Most borrowers would not even read their letters, or if they did, ignore them,
since the implications are too hard to contemplate. Since the EMI's would not go
up, people would not feel the immediate pinch. However, what actually happens in
such a case is that the tenure of the loan keeps inching up – I know of cases
where the loan tenure went up from 15 years to 25 years!
One fine day, you
the borrower would realize that another bank is willing to take over the loan at
2.5% lower than what you are paying, and you would approach your bank for
prepayment, willing even to pay the 2% prepayment charge that was a standard
part of any housing loan.
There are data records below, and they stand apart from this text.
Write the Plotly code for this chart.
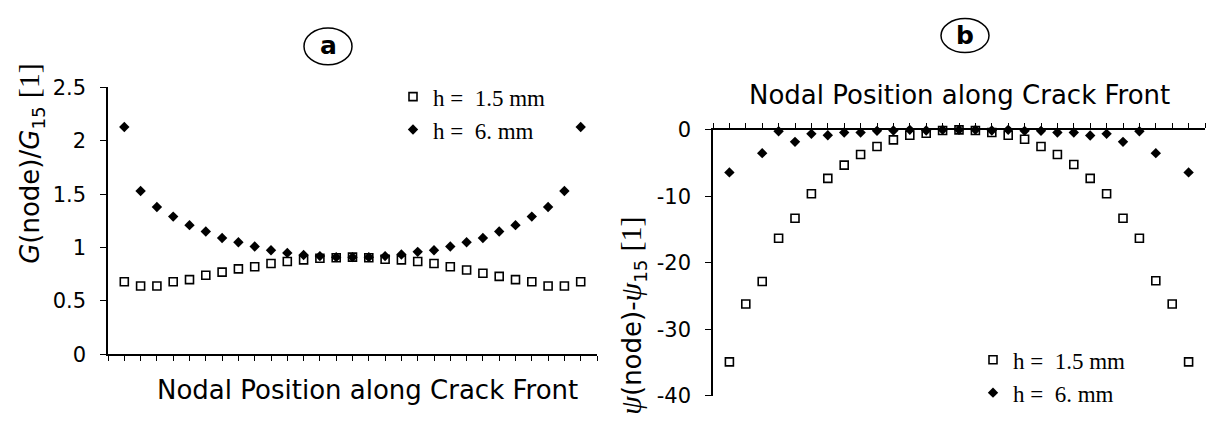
import plotly.graph_objects as go

# node index along the crack front (29 nodes, node 15 in the middle)
nodes = list(range(1, 30))

# (a) normalised energy release rate G(node)/G15
g_ratio_h15 = [0.68, 0.64, 0.64, 0.68, 0.70, 0.74, 0.77, 0.80, 0.82, 0.85,
               0.87, 0.885, 0.90, 0.905, 0.91, 0.905, 0.89, 0.885, 0.87, 0.85,
               0.82, 0.79, 0.76, 0.73, 0.70, 0.68, 0.64, 0.64, 0.68]
g_ratio_h6 = [2.13, 1.53, 1.38, 1.29, 1.21, 1.15, 1.09, 1.05, 1.01, 0.975,
              0.95, 0.93, 0.92, 0.91, 0.91, 0.91, 0.92, 0.935, 0.96, 0.975,
              1.01, 1.05, 1.09, 1.15, 1.21, 1.29, 1.38, 1.53, 2.13]

# (b) mode-mixity difference psi(node) - psi15
psi_h15 = [-34.9, -26.2, -22.8, -16.3, -13.3, -9.6, -7.3, -5.3, -3.7, -2.5,
           -1.5, -0.8, -0.5, -0.1, 0.0, -0.1, -0.4, -0.8, -1.4, -2.5,
           -3.7, -5.2, -7.3, -9.6, -13.3, -16.3, -22.7, -26.2, -34.9]
psi_h6 = [-6.4, None, -3.5, -0.2, -1.8, -0.6, -0.8, -0.4, -0.4, -0.15,
          -0.1, 0.0, -0.1, 0.0, 0.0, 0.0, -0.1, 0.0, -0.15, -0.15,
          -0.4, -0.4, -0.85, -0.6, -1.8, -0.2, -3.5, None, -6.4]

series_labels = ["h =\u00a0 1.5 mm", "h =\u00a0 6. mm"]
g_ticks = [0, 0.5, 1, 1.5, 2, 2.5]
psi_ticks = [0, -10, -20, -30, -40]

W, H = 1206, 421
SANS = "DejaVu Sans"
SERIF = "Liberation Serif"

sq = dict(symbol="square-open", size=8, color="black", line=dict(width=1.6, color="black"))
dm = dict(symbol="diamond", size=8, color="black", line=dict(width=0))

fig = go.Figure()
fig.add_trace(go.Scatter(x=nodes, y=g_ratio_h15, mode="markers", marker=sq,
                         name=series_labels[0], xaxis="x", yaxis="y",
                         legend="legend", cliponaxis=False))
fig.add_trace(go.Scatter(x=nodes, y=g_ratio_h6, mode="markers", marker=dm,
                         name=series_labels[1], xaxis="x", yaxis="y",
                         legend="legend", cliponaxis=False))
fig.add_trace(go.Scatter(x=nodes, y=psi_h15, mode="markers", marker=sq,
                         name=series_labels[0], xaxis="x2", yaxis="y2",
                         legend="legend2", cliponaxis=False))
fig.add_trace(go.Scatter(x=nodes, y=psi_h6, mode="markers", marker=dm,
                         name=series_labels[1], xaxis="x2", yaxis="y2",
                         legend="legend2", cliponaxis=False))


def px(v):
    return v / W


def py(v):
    return 1 - v / H


axis_common = dict(showline=True, linecolor="black", linewidth=1.5,
                   ticks="outside", tickcolor="black", tickwidth=1.2,
                   showgrid=False, zeroline=False, fixedrange=True,
                   tickfont=dict(family=SANS, size=21, color="black"))

legend_font = dict(family=SERIF, size=23, color="black")

fig.update_layout(
    width=W, height=H, autosize=False,
    margin=dict(l=0, r=0, t=0, b=0),
    paper_bgcolor="white", plot_bgcolor="white",
    xaxis=dict(domain=[px(108), px(597)], range=[0, 30], anchor="y",
               tickmode="linear", tick0=0, dtick=1, ticklen=5,
               showticklabels=False, **axis_common),
    yaxis=dict(domain=[py(363), py(80)], range=[0, 2.5], anchor="x",
               tickvals=g_ticks, ticktext=[f"{t:g}" for t in g_ticks],
               ticklen=6, ticklabelstandoff=10, **axis_common),
    xaxis2=dict(domain=[px(713), px(1205)], range=[0, 30], anchor="y2",
                side="top", tickmode="linear", tick0=0, dtick=1, ticklen=5,
                showticklabels=False, **axis_common),
    yaxis2=dict(domain=[py(407), py(125)], range=[-40, 0], anchor="x2",
                tickvals=psi_ticks, ticktext=[f"{t:g}" for t in psi_ticks],
                ticklen=6, ticklabelstandoff=10, **axis_common),
    legend=dict(x=px(393), y=py(67), xanchor="left", yanchor="top",
                bgcolor="rgba(0,0,0,0)", borderwidth=0, tracegroupgap=0,
                itemwidth=30, font=legend_font),
    legend2=dict(x=px(973), y=py(346), xanchor="left", yanchor="top",
                 bgcolor="rgba(0,0,0,0)", borderwidth=0, tracegroupgap=0,
                 itemwidth=30, font=legend_font),
    showlegend=True,
)

title_font = dict(family=SANS, size=26, color="black")
ann = [
    dict(text="Nodal Position along Crack Front", x=px(367), y=py(401),
         xanchor="center", yanchor="middle", font=title_font),
    dict(text="Nodal Position along Crack Front", x=px(959), y=py(88),
         xanchor="center", yanchor="middle", font=title_font),
    dict(text=("<i>G</i>(node)/<i>G</i><sub>15</sub> "
               f"<span style='font-family:{SERIF};font-size:30px'>[1]</span>"),
         x=px(30), y=py(161), textangle=-90,
         xanchor="center", yanchor="middle", font=title_font),
    dict(text=(f"<span style='font-family:{SERIF};font-size:30px'><i>ψ</i></span>(node)-"
               f"<span style='font-family:{SERIF};font-size:30px'><i>ψ</i></span><sub>15</sub> "
               f"<span style='font-family:{SERIF};font-size:30px'>[1]</span>"),
         x=px(632), y=py(322), textangle=-90,
         xanchor="center", yanchor="middle", font=title_font),
    dict(text="<b>a</b>", x=px(328), y=py(36), xanchor="center", yanchor="middle",
         font=dict(family=SANS, size=25, color="black")),
    dict(text="<b>b</b>", x=px(965), y=py(25), xanchor="center", yanchor="middle",
         font=dict(family=SANS, size=25, color="black")),
]
for a in ann:
    a.update(xref="paper", yref="paper", showarrow=False)
fig.update_layout(annotations=ann)

fig.update_layout(shapes=[
    dict(type="circle", xref="paper", yref="paper",
         x0=px(304), x1=px(352), y0=py(56), y1=py(17),
         line=dict(color="black", width=1.5)),
    dict(type="circle", xref="paper", yref="paper",
         x0=px(941), x1=px(989), y0=py(43), y1=py(7),
         line=dict(color="black", width=1.5)),
])

fig.write_html("out.html")
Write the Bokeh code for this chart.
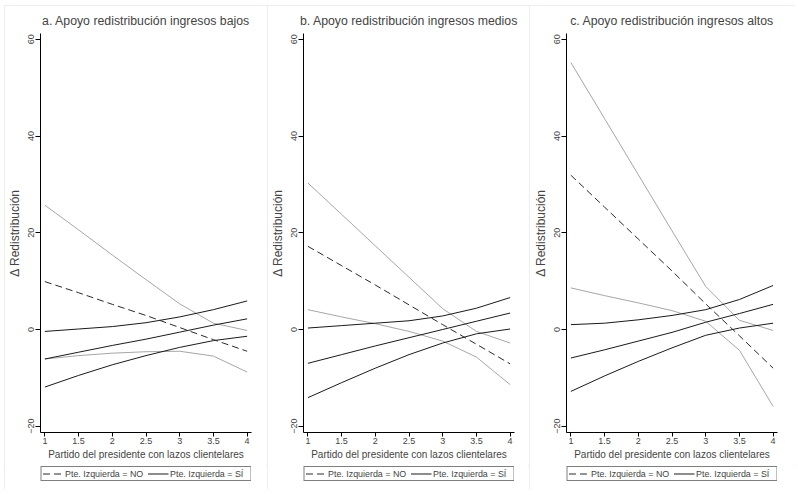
from bokeh.plotting import figure
from bokeh.layouts import row, column
from bokeh.models import Range1d, FixedTicker, Legend, LegendItem
from bokeh.embed import file_html
from bokeh.resources import INLINE

# ---- data ----
x_vals = [1, 1.5, 2, 2.5, 3, 3.5, 4]
x_tick_labels = ["1", "1.5", "2", "2.5", "3", "3.5", "4"]
y_ticks = [-20, 0, 20, 40, 60]
y_tick_labels = ["\u221220", "0", "20", "40", "60"]

titles = ["a. Apoyo redistribución ingresos bajos",
          "b. Apoyo redistribución ingresos medios",
          "c. Apoyo redistribución ingresos altos"]
legend_labels = ["Pte. Izquierda = NO", "Pte. Izquierda = SÍ"]
x_label = "Partido del presidente con lazos clientelares"
y_label = "Δ Redistribución"

# panel a (ingresos bajos)
a_no_est = [9.9, 7.6, 5.2, 2.9, 0.4, -2.1, -4.5]
a_no_lo = [-6.1, -5.4, -4.9, -4.6, -4.5, -5.5, -8.8]
a_no_hi = [25.7, 20.6, 15.4, 10.3, 5.3, 1.3, -0.2]
a_si_est = [-6.1, -4.7, -3.3, -2.0, -0.55, 0.9, 2.2]
a_si_lo = [-11.9, -9.5, -7.3, -5.4, -3.7, -2.3, -1.4]
a_si_hi = [-0.4, 0.1, 0.6, 1.4, 2.6, 4.1, 5.9]

# panel b (ingresos medios)
b_no_est = [17.2, 13.2, 9.2, 5.1, 1.0, -3.05, -7.1]
b_no_lo = [4.1, 2.6, 1.2, -0.4, -2.4, -5.7, -11.4]
b_no_hi = [30.3, 23.8, 17.3, 10.8, 4.3, -0.4, -2.8]
b_si_est = [-7.0, -5.2, -3.4, -1.7, 0.0, 1.7, 3.4]
b_si_lo = [-14.1, -11.0, -8.0, -5.2, -2.8, -0.9, 0.1]
b_si_hi = [0.3, 0.8, 1.3, 1.8, 2.8, 4.4, 6.6]

# panel c (ingresos altos)
c_no_est = [31.9, 25.3, 18.7, 12.1, 5.3, -1.3, -8.0]
c_no_lo = [8.6, 7.0, 5.5, 3.9, 1.7, -4.3, -15.9]
c_no_hi = [55.2, 43.6, 32.0, 20.4, 8.9, 1.9, -0.2]
c_si_est = [-5.9, -4.2, -2.4, -0.6, 1.5, 3.3, 5.2]
c_si_lo = [-12.8, -9.6, -6.6, -3.8, -1.2, 0.3, 1.3]
c_si_hi = [1.0, 1.3, 2.0, 2.9, 4.1, 6.2, 9.1]

FONT = "Liberation Sans"
GRAY = "#a6a6a6"
BLACK = "#1a1a1a"
DASHC = "#2a2a2a"
DASH = "7 4"


def make_panel(title, no_est, no_lo, no_hi, si_est, si_lo, si_hi, width, bl, br):
    p = figure(width=width, height=460,
               x_range=Range1d(0.935, 4.065), y_range=Range1d(-21.3, 61.2),
               output_backend="svg", toolbar_location=None,
               min_border_left=bl, min_border_right=br,
               min_border_top=28, min_border_bottom=33,
               title=title)
    p.title.text_font = FONT
    p.title.text_font_size = "12.3px"
    p.title.text_font_style = "normal"
    p.title.align = "center"
    p.title.standoff = 12
    p.outline_line_color = None
    p.grid.visible = False
    p.background_fill_color = "white"
    p.border_fill_color = "white"

    p.line(x_vals, no_hi, line_color=GRAY, line_width=1)
    p.line(x_vals, no_lo, line_color=GRAY, line_width=1)
    p.line(x_vals, si_hi, line_color=BLACK, line_width=1)
    p.line(x_vals, si_lo, line_color=BLACK, line_width=1)
    p.line(x_vals, si_est, line_color=BLACK, line_width=1)
    p.line(x_vals, no_est, line_color=DASHC, line_width=1, line_dash=DASH)

    xa = p.xaxis[0]
    xa.ticker = FixedTicker(ticks=x_vals)
    xa.major_label_overrides = {v: s for v, s in zip(x_vals, x_tick_labels)}
    xa.axis_label = x_label
    xa.axis_label_text_font = FONT
    xa.axis_label_text_font_size = "10px"
    xa.axis_label_text_font_style = "normal"
    xa.axis_label_standoff = 2
    xa.major_label_text_font = FONT
    xa.major_label_text_font_size = "9px"
    xa.major_label_standoff = 1
    xa.major_tick_out = 4
    xa.major_tick_in = 0
    xa.minor_tick_out = 0
    xa.minor_tick_in = 0
    xa.axis_line_color = "black"
    xa.major_tick_line_color = "black"

    ya = p.yaxis[0]
    ya.ticker = FixedTicker(ticks=y_ticks)
    ya.major_label_overrides = {v: s for v, s in zip(y_ticks, y_tick_labels)}
    ya.major_label_orientation = "vertical"
    ya.axis_label = y_label
    ya.axis_label_text_font = FONT
    ya.axis_label_text_font_size = "12px"
    ya.axis_label_text_font_style = "normal"
    ya.axis_label_standoff = 4
    ya.major_label_text_font = FONT
    ya.major_label_text_font_size = "9px"
    ya.major_label_standoff = 1
    ya.major_tick_out = 5
    ya.major_tick_in = 0
    ya.minor_tick_out = 0
    ya.minor_tick_in = 0
    ya.axis_line_color = "black"
    ya.major_tick_line_color = "black"

    # legend strip below the panel (data lines kept out of its visible range)
    lg = figure(width=width, height=24, x_range=Range1d(0, 1), y_range=Range1d(1000, 1001),
                output_backend="svg", toolbar_location=None,
                x_axis_type=None, y_axis_type=None,
                min_border_left=bl, min_border_right=br,
                min_border_top=0, min_border_bottom=0)
    lg.outline_line_color = None
    lg.grid.visible = False
    lg.border_fill_color = "white"
    lg.background_fill_color = "white"
    r_no = lg.line(x_vals, no_est, line_color=DASHC, line_width=1, line_dash=DASH)
    r_si = lg.line(x_vals, si_est, line_color=BLACK, line_width=1)
    legend = Legend(items=[LegendItem(label=legend_labels[0], renderers=[r_no]),
                           LegendItem(label=legend_labels[1], renderers=[r_si])],
                    orientation="horizontal", location="top",
                    border_line_color="black", border_line_width=1,
                    background_fill_color="white", background_fill_alpha=1,
                    padding=1, margin=1, spacing=3,
                    glyph_width=21, glyph_height=11, label_height=11,
                    label_width=79, label_standoff=2, label_text_font=FONT,
                    label_text_font_size="8.9px")
    lg.add_layout(legend, "center")
    return column(p, lg, spacing=0,
                  styles={"outline": "1px solid #e4eaf0", "outline-offset": "-1px"})


pa = make_panel(titles[0], a_no_est, a_no_lo, a_no_hi, a_si_est, a_si_lo, a_si_hi, 263, 36, 16)
pb = make_panel(titles[1], b_no_est, b_no_lo, b_no_hi, b_si_est, b_si_lo, b_si_hi, 262, 36, 15)
pc = make_panel(titles[2], c_no_est, c_no_lo, c_no_hi, c_si_est, c_si_lo, c_si_hi, 266, 37, 18)

layout = row(pa, pb, pc, spacing=0, margin=(5, 0, 0, 4))
open("out.html", "w").write(file_html(layout, INLINE))
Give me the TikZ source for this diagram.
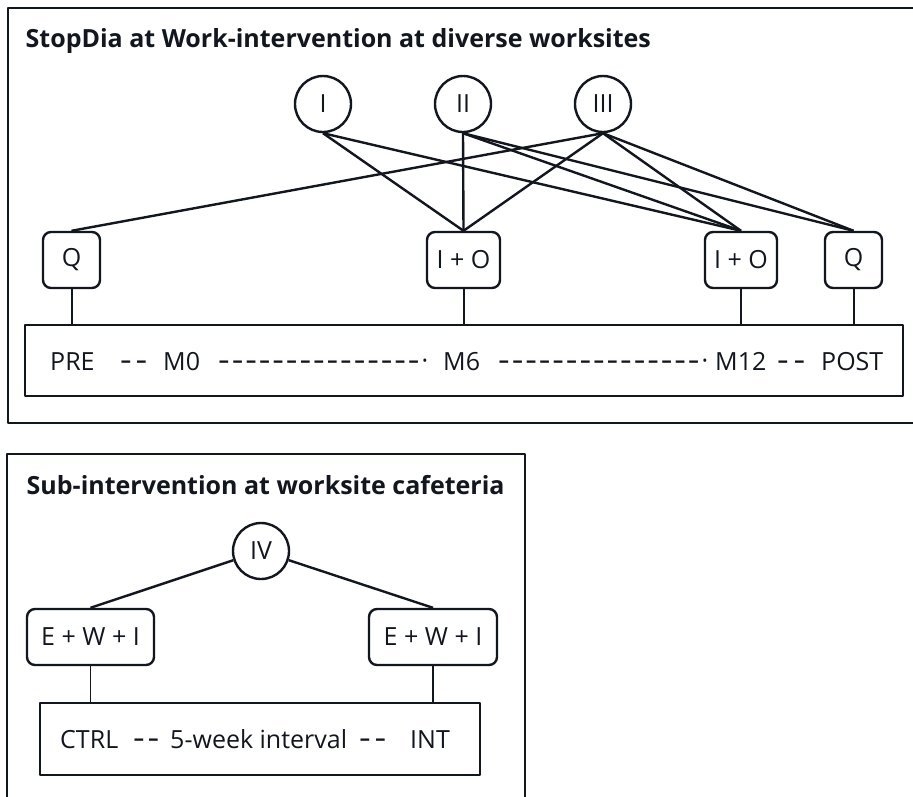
\documentclass[tikz,border=0pt]{standalone}
\usepackage{graphicx}
\usepackage{fontspec}
\setmainfont{Open Sans}
\definecolor{inkc}{RGB}{18,22,30}
% a slightly longer and heavier hyphen for the timeline rules
\newcommand\tdash{\scalebox{1.45}[1.25]{-}}
\newcommand\shortrun[1]{\makebox[#1]{\tdash\hfill\tdash}}
\newcommand\longrun[1]{\makebox[#1]{\tdash\hfill\tdash\hfill\tdash\hfill\tdash\hfill\tdash\hfill
  \tdash\hfill\tdash\hfill\tdash\hfill\tdash\hfill\tdash\hfill
  \tdash\hfill\tdash\hfill\tdash\hfill\tdash\hfill\tdash\hfill\raisebox{0.2pt}{·}}}
\begin{document}
\begin{tikzpicture}[x=1pt,y=-1pt,line join=round,
  every node/.style={text=inkc,font=\fontsize{25}{30}\selectfont},
  frame/.style={draw=inkc,line width=2.8pt,inner sep=0pt},
  heading/.style={anchor=base west,inner sep=0pt,font=\fontsize{25}{30}\selectfont\bfseries},
  stage/.style={circle,draw=inkc,line width=2.4pt,minimum size=56pt,inner sep=0pt},
  meas/.style={draw=inkc,rounded corners=8pt,line width=2.4pt,inner sep=0pt,minimum height=56pt},
  timeline/.style={draw=inkc,line width=2.4pt,inner sep=0pt},
  lbl/.style={anchor=base west,inner sep=0pt},
  link/.style={draw=inkc,line width=2.4pt},
  stem/.style={draw=inkc,line width=2pt},
  thinstem/.style={draw=inkc,line width=1.3pt}
]
\clip (0,0) rectangle (913,796);
\fill[white] (0,0) rectangle (913,796);

% ---------- main intervention ----------
\node[frame,minimum width=916pt,minimum height=415pt] (mainframe) at (466,215.5) {};
\node[heading] (maintitle) at (25.5,47) {StopDia at Work-intervention at diverse worksites};

\node[stage] (I)   at (323,104) {I};
\node[stage] (II)  at (463,104) {II};
\node[stage] (III) at (603,104) {III};

\node[meas,minimum width=57pt] (Ql)  at (71.5,260) {Q};
\node[meas,minimum width=73pt] (IOm) at (463.5,260) {I + O};
\node[meas,minimum width=72pt] (IOr) at (741,260) {I + O};
\node[meas,minimum width=57pt] (Qr)  at (853.5,260) {Q};

\node[timeline,minimum width=878pt,minimum height=71pt] (tl) at (464,360.5) {};
\node[lbl] (pre)  at (50,370)  {PRE};
\node[lbl] (d1)   at (120,370) {\shortrun{27pt}};
\node[lbl] (m0)   at (163,370) {M0};
\node[lbl] (d2)   at (218,370) {\longrun{210pt}};
\node[lbl] (m6)   at (443,370) {M6};
\node[lbl] (d3)   at (498,370) {\longrun{210pt}};
\node[lbl] (m12)  at (715,370) {M12};
\node[lbl] (d4)   at (777,370) {\shortrun{28pt}};
\node[lbl] (post) at (821,370) {POST};

% stage links
\foreach \s/\t in {I/IOm,I/IOr,II/IOm,II/IOr,II/Qr,III/Ql,III/IOm,III/IOr,III/Qr}
  \path[link] (\s.south) -- (\t.north);

% stems down to the timeline
\foreach \b in {Ql,IOm,IOr,Qr}
  \path[stem] (\b.south) -- (\b.south |- tl.north);

% ---------- cafeteria sub-intervention ----------
\node[frame,minimum width=518pt,minimum height=350pt] (subframe) at (266,629) {};
\node[heading] (subtitle) at (26.5,494) {Sub-intervention at worksite cafeteria};

\node[stage] (IV) at (261,551) {IV};
\node[meas,minimum width=127pt] (ewl) at (90.5,637) {E + W + I};
\node[meas,minimum width=128pt] (ewr) at (433,637) {E + W + I};

\node[timeline,minimum width=440pt,minimum height=72pt] (ctl) at (260,739) {};
\node[lbl] (ctrl) at (60,748)  {CTRL};
\node[lbl] (d5)   at (133,748) {\shortrun{26pt}};
\node[lbl] (wk)   at (170,748) {5-week interval};
\node[lbl] (d6)   at (359,748) {\shortrun{27pt}};
\node[lbl] (int)  at (410,748) {INT};

\path[link] (IV) -- (ewl.north);
\path[link] (IV) -- (ewr.north);
\path[thinstem] (ewl.south) -- (ewl.south |- ctl.north);
\path[thinstem] (ewr.south) -- (ewr.south |- ctl.north);
\end{tikzpicture}
\end{document}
This was when your bank would wake up and offer to
reduce the interest rate on your loan by a like amount. For the banks, this is
of course a far better strategy than to offer across-the-board reductions as and
when the rates fall.
RBI realized that
the "BPLR" was not serving any purpose since most loans were being lent below
BPLR, and that there was no transparency in changes effected to interest rates
when benchmark rates were revised. So in July 2010, the BPLR was replaced by
the Base Rate. The Base Rate, which each bank fixes, is a rate determined taking
into account its cost of funds and other factors like cost of operations, CRR
and non-performing assets. This was supposed to usher in an era of
transparency, though as to how, no one really specified.
The recent
reduction in Repo rate by 0.5%, coupled with the CRR reduction that was
announced before that is a good time to test what is happening. Most banks have
not reduced their Base Rate at all (which says a lot about "transmission of
monetary policy"!). SBI, among the couple who did, reduced its rates, but not as
expected, by resetting the Base Rate, nor by effecting an across the board
reduction in the "deltas". It has announced that it has cut the rates for auto
loans and SME loans (loans given to small and medium enterprises).
This raises
several questions. How do we know that the rates are actually cut, given that
the deltas could be different for different customers, and different again for
new customers? Why has the rate not been cut for other loans? If rates could be
arbitrarily reduced for some loans, in future they could of course be increased
in the same fashion. What is the guarantee that old customers are not getting
cheated the same way as in the past, i.e., by new customers getting lower
deltas? As to the answers, it is quite obvious – the system is not really
interested in transparency – the old game continues in spite of the change in
nomenclature.
How is it in other
countries? In the US, all consumer and retail loans are linked to the prime
lending rate, and the corporate loans are linked to the London Interbank
Offered rate (Libor). In the UK, the Bank of England's base rate is the
benchmark for consumer and retail loans, while for commercial loans it is the
Libor. The Indian counterpart of Libor is the Mibor (Mumbai Interbank Offered
Rate) which is an overnight rate – there are no three-month or six-month rates
yet. Developing that, and making banks use those rates as benchmark rates for
all loans, is a long way away!
If you have any
loans, whether a housing loan or a personal loan which you had obtained a year
or two back, just check what the newer customers have got. If you find that
they are getting cheaper rates, you can approach your bank to get your interest
rates reduced. They may do it, or they may not; but if they do it, it will be
only after a lot of effort on your part, something that will prevent you from
trying it too often.
One good thing is
that RBI has done away with prepayment charges on housing loans. This makes it
easier to negotiate when it comes to housing loans, but for other loans where
prepayment charges are usually to the order of 4%, even prepayment may not be a
real option.
There was a brief
period (in the years 2001, 2002) when interest rates had hit a low. Housing
loans were available at 7.5-8%. Strangely fixed rate loans were also available
at the same rate. A situation of low interest rates coupled with no fixed rate
premium was brilliant for obtaining fixed rate loans. Those who obtained fixed
rate loans or converted their existing loans to fixed rate loans, are the
happiest lot! Unfortunately, the situation today is that rates are quite high,
and the fixed rate premium on housing loans is about 2%, making it a bad idea to
take fixed rate loans. However, keep watching the market. It is possible that
you could get a brief window where going in for fixed rate loans make sense. You
can pay an additional charge and convert.
Currently, if you
are in the market for loans, the best loan to take is a housing loan. The terms
of repayment are good, and the interest rates are the lowest among retail loans.
There is also another loan called "Loan against property" which has higher
interest rates, and not-so-good prepayment terms, etc. but to me that looks the
next best option, along with gold loans. When you are taking a loan you should
also ask the bank about the option where a savings account with checkbook is
linked to the loan account, and the interest that is charged is on the net
balance (loan less balance in "attached account"). This will enable you to in
effect earn the same interest rates on your savings as that of the loan.